Why had I done this? How had my life taken this turn? So I stopped. I lay the blade overtop my favorite book and left my room. I didn’t understand anything anymore. I didn’t understand how it got to this point – not until I came back into my room, lifted the blades, grabbed my book that lay beneath them and began to read it again. That’s when I was reminded of it all. The beauty of the ordinary and the beauty of feeling.

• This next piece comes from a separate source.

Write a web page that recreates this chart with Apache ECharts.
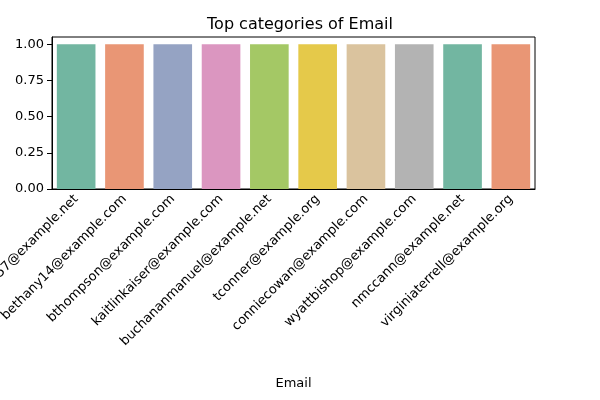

Drinking lately has caused me to lash out. It brings my anger and frustration up for the world to see. In the moment, I let it be. I let it out. Friends stand astonished, looking at me as though I’m a stranger. They’ve never seen that side before. The darkness. But maybe there is a beauty that lies in anger such as there is beauty in laughter. Frustration and tension that’s boiled inside finally gets a voice and in the moment, the world is black. But in the morning, when the sun begins to make its way through the sleek fabric of my curtains, all I am left with are the cruel words. All I have left are the facts. The events. The stories. The feeling passes but the words will always be left in the air. Once spoken, they can’t be taken back.

But what if that is the beauty? If all we ever see is the light, we will forever be afraid of the dark, for it is unknown. What if we knew it was there? How would that change our perspectives? Our thoughts? The way we made interactions on a day-to-day basis? Perhaps the sole acknowledgement of the existence of darkness will allow us to understand it. Maybe then it won’t come out in large grenades. Maybe then we won’t feel so alone in our pain. Maybe then I would not have resorted to self-harm. And maybe then, it will finally be beautiful.

I never touched those blades again and to this day, I never felt the urge to. The beauty I speak of doesn’t come with physical pain. It comes with the acknowledgement of real emotions. It comes with the exposure of our shadow side. The side we keep hidden away from the world.

A friend of mine once mentioned that he believed you could never really know anyone to a full extent no matter how long you’ve known them for. Not your best friend from grade school, your parents, your sibling, or your significant other. But what if we could? The fear is that we would become outsiders. People would cast us away as the crazies. No one would dare to say they could relate, even if they could. But what if that is the one thing that could actually join us all together?